▶ **Task prompt**:
Write the material out again in full, word for word. Do not include the pictures.
──────── Information provided
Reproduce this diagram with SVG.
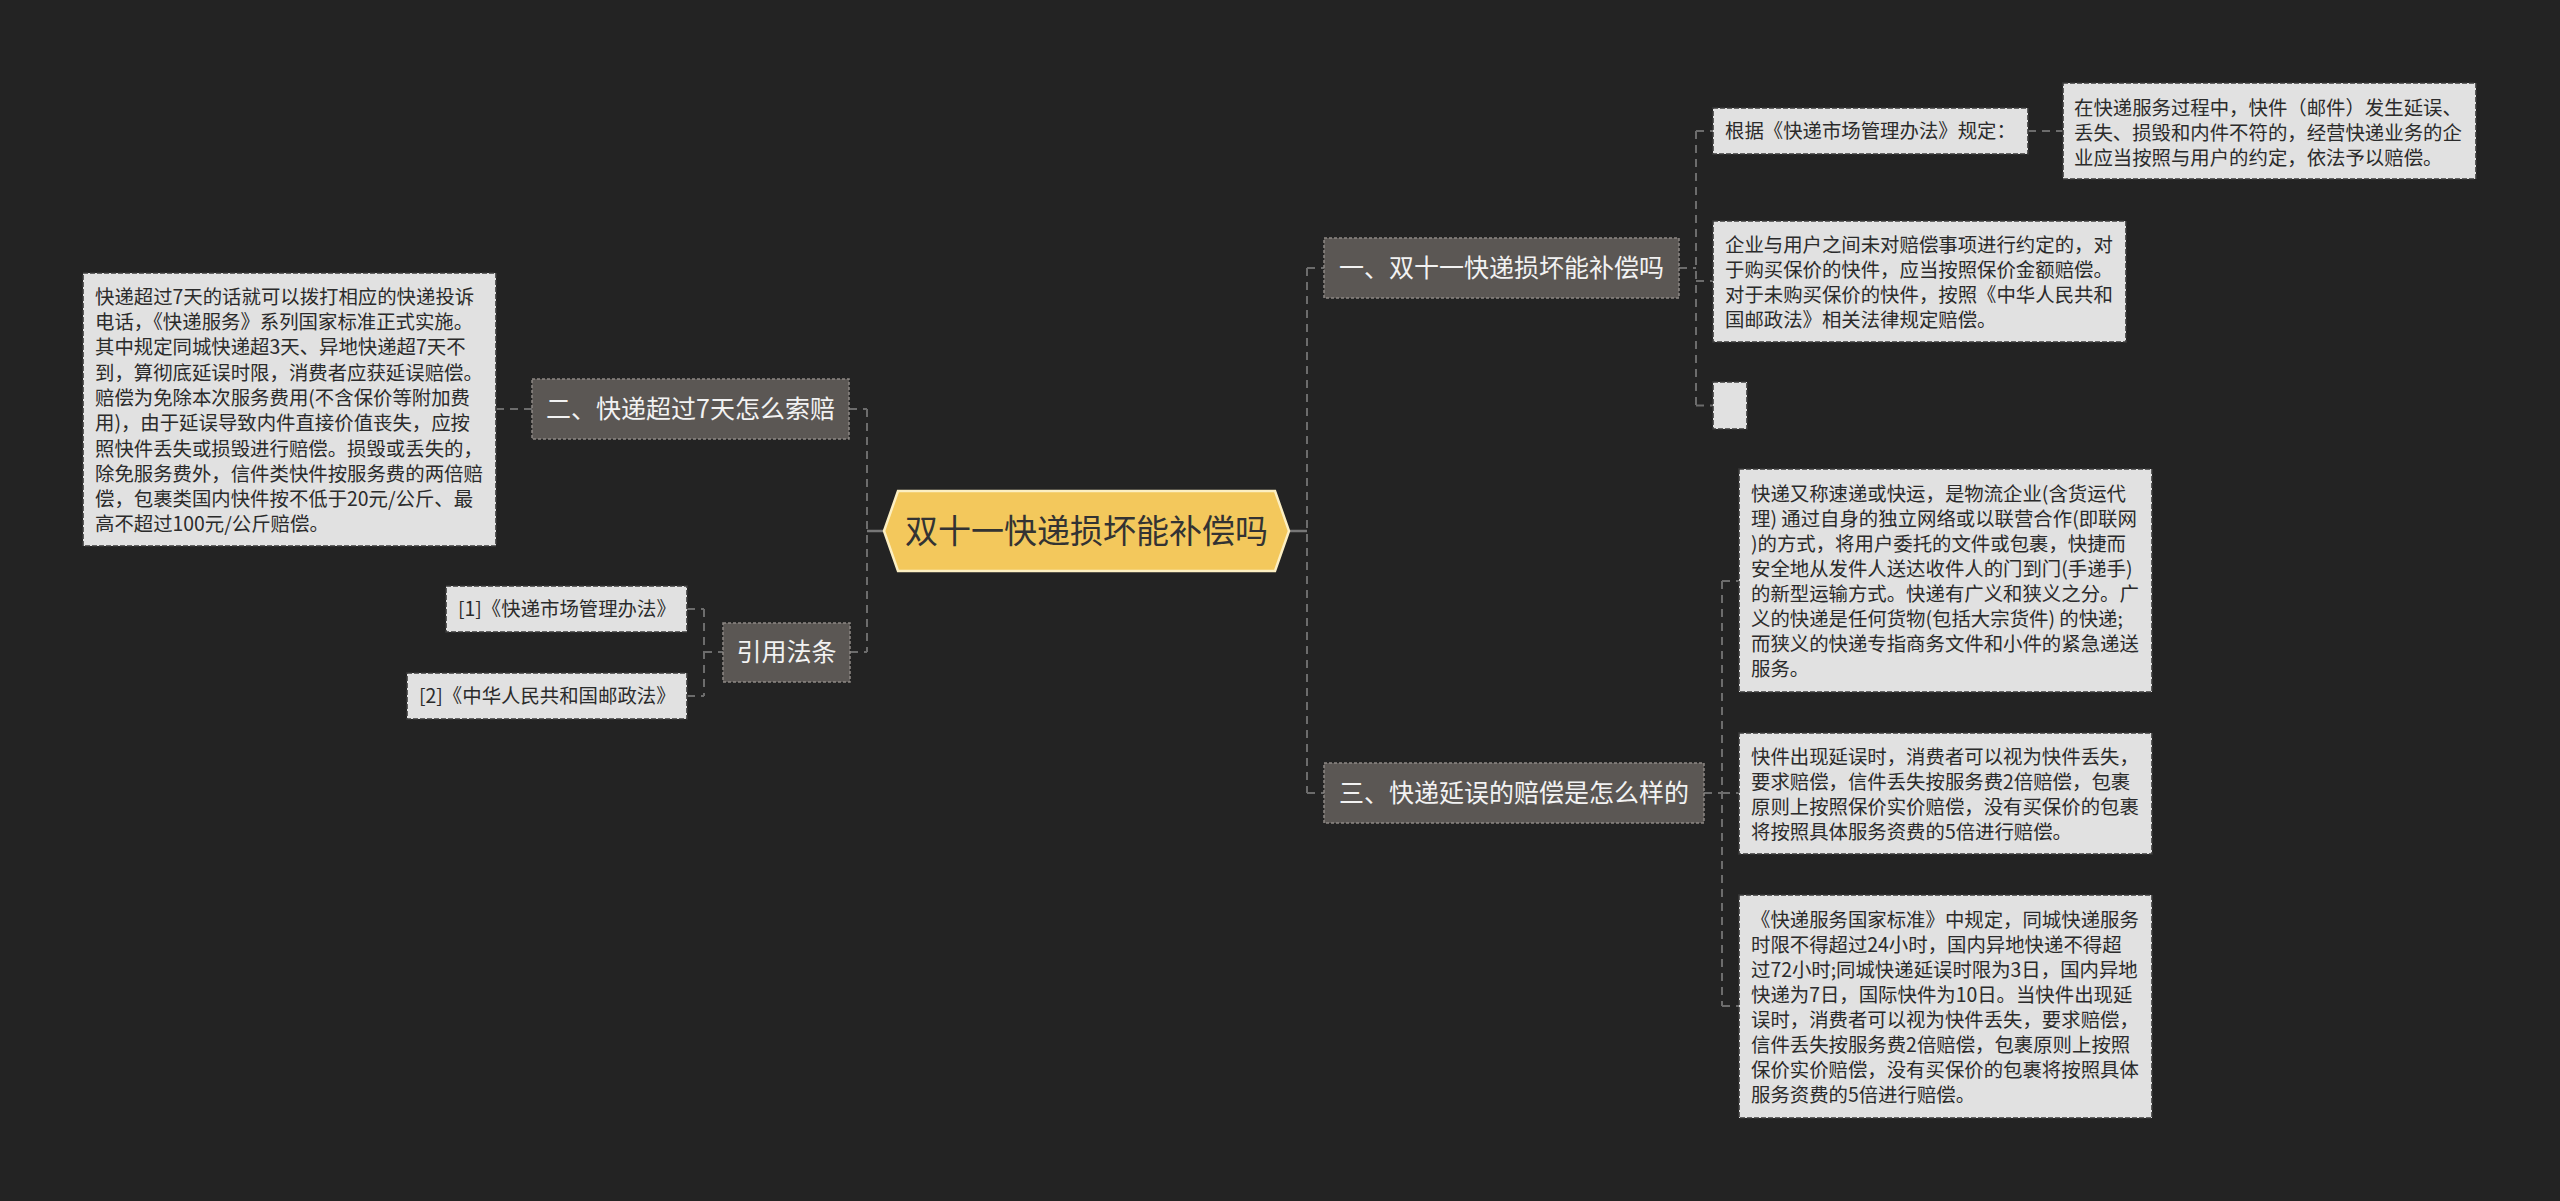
<svg xmlns="http://www.w3.org/2000/svg" width="2560" height="1201" viewBox="0 0 2560 1201">
<style>
.bg{fill:#232323}
.con{fill:none;stroke:#6c6c6c;stroke-width:2;stroke-dasharray:8 6}
.stub{fill:none;stroke:#777;stroke-width:2.5}
.branch{fill:#5b5754;stroke:#8d8884;stroke-width:1.5;stroke-dasharray:3 2}
.leaf{fill:#e1e1e1;stroke:#3a3a3a;stroke-width:1.6;stroke-dasharray:5 2}
.bt{font-family:"Noto Sans CJK SC","Noto Sans",sans-serif;font-size:25px;fill:#f2f2f2;text-anchor:middle}
.lt{font-family:"Noto Sans CJK SC","Noto Sans",sans-serif;font-size:19.4px;fill:#2b2b2b}
.ct{font-family:"Noto Sans CJK SC","Noto Sans",sans-serif;font-size:33px;fill:#333;text-anchor:middle}
</style>
<rect class="bg" x="0" y="0" width="2560" height="1201"/>

<g id="connectors">
  <path class="stub" d="M867 531H884M1289 531H1307"/>
  <path class="con" d="M867 409V652M849 409H867M850 652H867"/>
  <path class="con" d="M496 409H532"/>
  <path class="con" d="M704 609V696M687 609H704M687 696H704M704 652H723"/>
  <path class="con" d="M1307 268V793M1307 268H1324M1307 793H1324"/>
  <path class="con" d="M1679 268H1696M1696 131V405.5M1696 131H1713M1696 281H1713M1696 405.5H1713"/>
  <path class="con" d="M2028 131H2063"/>
  <path class="con" d="M1704 793H1722M1722 581V1006M1722 581H1739M1722 793H1739M1722 1006H1739"/>
</g>

<g id="root">
  <polygon points="884,531 898,491 1275,491 1289,531 1275,571 898,571" fill="#f3c85c" stroke="#fcefc2" stroke-width="2.5"/>
  <text class="ct" x="1086.5" y="543">双十一快递损坏能补偿吗</text>
</g>

<g id="b1">
  <rect class="branch" x="1324" y="238" width="355" height="60"/>
  <text class="bt" x="1501.5" y="277">一、双十一快递损坏能补偿吗</text>
</g>
<g id="b3">
  <rect class="branch" x="1324" y="763" width="380" height="60"/>
  <text class="bt" x="1514" y="802">三、快递延误的赔偿是怎么样的</text>
</g>
<g id="b2">
  <rect class="branch" x="532" y="379" width="317" height="60"/>
  <text class="bt" x="690.5" y="418">二、快递超过7天怎么索赔</text>
</g>
<g id="b4">
  <rect class="branch" x="723" y="623" width="127" height="59"/>
  <text class="bt" x="786.5" y="661">引用法条</text>
</g>

<g id="leaf-left">
  <rect class="leaf" x="83" y="273" width="413" height="273"/>
  <text class="lt">
    <tspan x="95" y="303.7">快递超过7天的话就可以拨打相应的快递投诉</tspan>
    <tspan x="95" y="329">电话，《快递服务》系列国家标准正式实施。</tspan>
    <tspan x="95" y="354.3">其中规定同城快递超3天、异地快递超7天不</tspan>
    <tspan x="95" y="379.6">到，算彻底延误时限，消费者应获延误赔偿。</tspan>
    <tspan x="95" y="404.9">赔偿为免除本次服务费用(不含保价等附加费</tspan>
    <tspan x="95" y="430.2">用)，由于延误导致内件直接价值丧失，应按</tspan>
    <tspan x="95" y="455.5">照快件丢失或损毁进行赔偿。损毁或丢失的，</tspan>
    <tspan x="95" y="480.8">除免服务费外，信件类快件按服务费的两倍赔</tspan>
    <tspan x="95" y="506.1">偿，包裹类国内快件按不低于20元/公斤、最</tspan>
    <tspan x="95" y="531.4">高不超过100元/公斤赔偿。</tspan>
  </text>
</g>

<g id="ref1">
  <rect class="leaf" x="446" y="586" width="241" height="46"/>
  <text class="lt" x="458" y="616">[1]《快递市场管理办法》</text>
</g>
<g id="ref2">
  <rect class="leaf" x="407" y="673" width="280" height="46"/>
  <text class="lt" x="419" y="703">[2]《中华人民共和国邮政法》</text>
</g>

<g id="leaf-r1">
  <rect class="leaf" x="1713" y="108" width="315" height="46"/>
  <text class="lt" x="1725" y="138">根据《快递市场管理办法》规定：</text>
</g>
<g id="leaf-r2">
  <rect class="leaf" x="2063" y="83" width="413" height="96"/>
  <text class="lt">
    <tspan x="2074" y="114.5">在快递服务过程中，快件（邮件）发生延误、</tspan>
    <tspan x="2074" y="139.5">丢失、损毁和内件不符的，经营快递业务的企</tspan>
    <tspan x="2074" y="164.5">业应当按照与用户的约定，依法予以赔偿。</tspan>
  </text>
</g>
<g id="leaf-r3">
  <rect class="leaf" x="1713" y="221" width="413" height="121"/>
  <text class="lt">
    <tspan x="1725" y="252">企业与用户之间未对赔偿事项进行约定的，对</tspan>
    <tspan x="1725" y="277">于购买保价的快件，应当按照保价金额赔偿。</tspan>
    <tspan x="1725" y="302">对于未购买保价的快件，按照《中华人民共和</tspan>
    <tspan x="1725" y="327">国邮政法》相关法律规定赔偿。</tspan>
  </text>
</g>
<g id="leaf-r4">
  <rect class="leaf" x="1713" y="382" width="34" height="47"/>
</g>

<g id="leaf-b1">
  <rect class="leaf" x="1739" y="469" width="413" height="223"/>
  <text class="lt">
    <tspan x="1751" y="501">快递又称速递或快运，是物流企业(含货运代</tspan>
    <tspan x="1751" y="526">理) 通过自身的独立网络或以联营合作(即联网</tspan>
    <tspan x="1751" y="551">)的方式，将用户委托的文件或包裹，快捷而</tspan>
    <tspan x="1751" y="576">安全地从发件人送达收件人的门到门(手递手)</tspan>
    <tspan x="1751" y="601">的新型运输方式。快递有广义和狭义之分。广</tspan>
    <tspan x="1751" y="626">义的快递是任何货物(包括大宗货件) 的快递;</tspan>
    <tspan x="1751" y="651">而狭义的快递专指商务文件和小件的紧急递送</tspan>
    <tspan x="1751" y="676">服务。</tspan>
  </text>
</g>
<g id="leaf-b2">
  <rect class="leaf" x="1739" y="733" width="413" height="121"/>
  <text class="lt">
    <tspan x="1751" y="764">快件出现延误时，消费者可以视为快件丢失，</tspan>
    <tspan x="1751" y="789">要求赔偿，信件丢失按服务费2倍赔偿，包裹</tspan>
    <tspan x="1751" y="814">原则上按照保价实价赔偿，没有买保价的包裹</tspan>
    <tspan x="1751" y="839">将按照具体服务资费的5倍进行赔偿。</tspan>
  </text>
</g>
<g id="leaf-b3">
  <rect class="leaf" x="1739" y="895" width="413" height="223"/>
  <text class="lt">
    <tspan x="1751" y="927">《快递服务国家标准》中规定，同城快递服务</tspan>
    <tspan x="1751" y="952">时限不得超过24小时，国内异地快递不得超</tspan>
    <tspan x="1751" y="977">过72小时;同城快递延误时限为3日，国内异地</tspan>
    <tspan x="1751" y="1002">快递为7日，国际快件为10日。当快件出现延</tspan>
    <tspan x="1751" y="1027">误时，消费者可以视为快件丢失，要求赔偿，</tspan>
    <tspan x="1751" y="1052">信件丢失按服务费2倍赔偿，包裹原则上按照</tspan>
    <tspan x="1751" y="1077">保价实价赔偿，没有买保价的包裹将按照具体</tspan>
    <tspan x="1751" y="1102">服务资费的5倍进行赔偿。</tspan>
  </text>
</g>
</svg>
────────────────
▶ **The reply**:
Reproduce this diagram with SVG.
<svg xmlns="http://www.w3.org/2000/svg" width="2560" height="1201" viewBox="0 0 2560 1201">
<style>
.bg{fill:#232323}
.con{fill:none;stroke:#6c6c6c;stroke-width:2;stroke-dasharray:8 6}
.stub{fill:none;stroke:#777;stroke-width:2.5}
.branch{fill:#5b5754;stroke:#8d8884;stroke-width:1.5;stroke-dasharray:3 2}
.leaf{fill:#e1e1e1;stroke:#3a3a3a;stroke-width:1.6;stroke-dasharray:5 2}
.bt{font-family:"Noto Sans CJK SC","Noto Sans",sans-serif;font-size:25px;fill:#f2f2f2;text-anchor:middle}
.lt{font-family:"Noto Sans CJK SC","Noto Sans",sans-serif;font-size:19.4px;fill:#2b2b2b}
.ct{font-family:"Noto Sans CJK SC","Noto Sans",sans-serif;font-size:33px;fill:#333;text-anchor:middle}
</style>
<rect class="bg" x="0" y="0" width="2560" height="1201"/>

<g id="connectors">
  <path class="stub" d="M867 531H884M1289 531H1307"/>
  <path class="con" d="M867 409V652M849 409H867M850 652H867"/>
  <path class="con" d="M496 409H532"/>
  <path class="con" d="M704 609V696M687 609H704M687 696H704M704 652H723"/>
  <path class="con" d="M1307 268V793M1307 268H1324M1307 793H1324"/>
  <path class="con" d="M1679 268H1696M1696 131V405.5M1696 131H1713M1696 281H1713M1696 405.5H1713"/>
  <path class="con" d="M2028 131H2063"/>
  <path class="con" d="M1704 793H1722M1722 581V1006M1722 581H1739M1722 793H1739M1722 1006H1739"/>
</g>

<g id="root">
  <polygon points="884,531 898,491 1275,491 1289,531 1275,571 898,571" fill="#f3c85c" stroke="#fcefc2" stroke-width="2.5"/>
  <text class="ct" x="1086.5" y="543">双十一快递损坏能补偿吗</text>
</g>

<g id="b1">
  <rect class="branch" x="1324" y="238" width="355" height="60"/>
  <text class="bt" x="1501.5" y="277">一、双十一快递损坏能补偿吗</text>
</g>
<g id="b3">
  <rect class="branch" x="1324" y="763" width="380" height="60"/>
  <text class="bt" x="1514" y="802">三、快递延误的赔偿是怎么样的</text>
</g>
<g id="b2">
  <rect class="branch" x="532" y="379" width="317" height="60"/>
  <text class="bt" x="690.5" y="418">二、快递超过7天怎么索赔</text>
</g>
<g id="b4">
  <rect class="branch" x="723" y="623" width="127" height="59"/>
  <text class="bt" x="786.5" y="661">引用法条</text>
</g>

<g id="leaf-left">
  <rect class="leaf" x="83" y="273" width="413" height="273"/>
  <text class="lt">
    <tspan x="95" y="303.7">快递超过7天的话就可以拨打相应的快递投诉</tspan>
    <tspan x="95" y="329">电话，《快递服务》系列国家标准正式实施。</tspan>
    <tspan x="95" y="354.3">其中规定同城快递超3天、异地快递超7天不</tspan>
    <tspan x="95" y="379.6">到，算彻底延误时限，消费者应获延误赔偿。</tspan>
    <tspan x="95" y="404.9">赔偿为免除本次服务费用(不含保价等附加费</tspan>
    <tspan x="95" y="430.2">用)，由于延误导致内件直接价值丧失，应按</tspan>
    <tspan x="95" y="455.5">照快件丢失或损毁进行赔偿。损毁或丢失的，</tspan>
    <tspan x="95" y="480.8">除免服务费外，信件类快件按服务费的两倍赔</tspan>
    <tspan x="95" y="506.1">偿，包裹类国内快件按不低于20元/公斤、最</tspan>
    <tspan x="95" y="531.4">高不超过100元/公斤赔偿。</tspan>
  </text>
</g>

<g id="ref1">
  <rect class="leaf" x="446" y="586" width="241" height="46"/>
  <text class="lt" x="458" y="616">[1]《快递市场管理办法》</text>
</g>
<g id="ref2">
  <rect class="leaf" x="407" y="673" width="280" height="46"/>
  <text class="lt" x="419" y="703">[2]《中华人民共和国邮政法》</text>
</g>

<g id="leaf-r1">
  <rect class="leaf" x="1713" y="108" width="315" height="46"/>
  <text class="lt" x="1725" y="138">根据《快递市场管理办法》规定：</text>
</g>
<g id="leaf-r2">
  <rect class="leaf" x="2063" y="83" width="413" height="96"/>
  <text class="lt">
    <tspan x="2074" y="114.5">在快递服务过程中，快件（邮件）发生延误、</tspan>
    <tspan x="2074" y="139.5">丢失、损毁和内件不符的，经营快递业务的企</tspan>
    <tspan x="2074" y="164.5">业应当按照与用户的约定，依法予以赔偿。</tspan>
  </text>
</g>
<g id="leaf-r3">
  <rect class="leaf" x="1713" y="221" width="413" height="121"/>
  <text class="lt">
    <tspan x="1725" y="252">企业与用户之间未对赔偿事项进行约定的，对</tspan>
    <tspan x="1725" y="277">于购买保价的快件，应当按照保价金额赔偿。</tspan>
    <tspan x="1725" y="302">对于未购买保价的快件，按照《中华人民共和</tspan>
    <tspan x="1725" y="327">国邮政法》相关法律规定赔偿。</tspan>
  </text>
</g>
<g id="leaf-r4">
  <rect class="leaf" x="1713" y="382" width="34" height="47"/>
</g>

<g id="leaf-b1">
  <rect class="leaf" x="1739" y="469" width="413" height="223"/>
  <text class="lt">
    <tspan x="1751" y="501">快递又称速递或快运，是物流企业(含货运代</tspan>
    <tspan x="1751" y="526">理) 通过自身的独立网络或以联营合作(即联网</tspan>
    <tspan x="1751" y="551">)的方式，将用户委托的文件或包裹，快捷而</tspan>
    <tspan x="1751" y="576">安全地从发件人送达收件人的门到门(手递手)</tspan>
    <tspan x="1751" y="601">的新型运输方式。快递有广义和狭义之分。广</tspan>
    <tspan x="1751" y="626">义的快递是任何货物(包括大宗货件) 的快递;</tspan>
    <tspan x="1751" y="651">而狭义的快递专指商务文件和小件的紧急递送</tspan>
    <tspan x="1751" y="676">服务。</tspan>
  </text>
</g>
<g id="leaf-b2">
  <rect class="leaf" x="1739" y="733" width="413" height="121"/>
  <text class="lt">
    <tspan x="1751" y="764">快件出现延误时，消费者可以视为快件丢失，</tspan>
    <tspan x="1751" y="789">要求赔偿，信件丢失按服务费2倍赔偿，包裹</tspan>
    <tspan x="1751" y="814">原则上按照保价实价赔偿，没有买保价的包裹</tspan>
    <tspan x="1751" y="839">将按照具体服务资费的5倍进行赔偿。</tspan>
  </text>
</g>
<g id="leaf-b3">
  <rect class="leaf" x="1739" y="895" width="413" height="223"/>
  <text class="lt">
    <tspan x="1751" y="927">《快递服务国家标准》中规定，同城快递服务</tspan>
    <tspan x="1751" y="952">时限不得超过24小时，国内异地快递不得超</tspan>
    <tspan x="1751" y="977">过72小时;同城快递延误时限为3日，国内异地</tspan>
    <tspan x="1751" y="1002">快递为7日，国际快件为10日。当快件出现延</tspan>
    <tspan x="1751" y="1027">误时，消费者可以视为快件丢失，要求赔偿，</tspan>
    <tspan x="1751" y="1052">信件丢失按服务费2倍赔偿，包裹原则上按照</tspan>
    <tspan x="1751" y="1077">保价实价赔偿，没有买保价的包裹将按照具体</tspan>
    <tspan x="1751" y="1102">服务资费的5倍进行赔偿。</tspan>
  </text>
</g>
</svg>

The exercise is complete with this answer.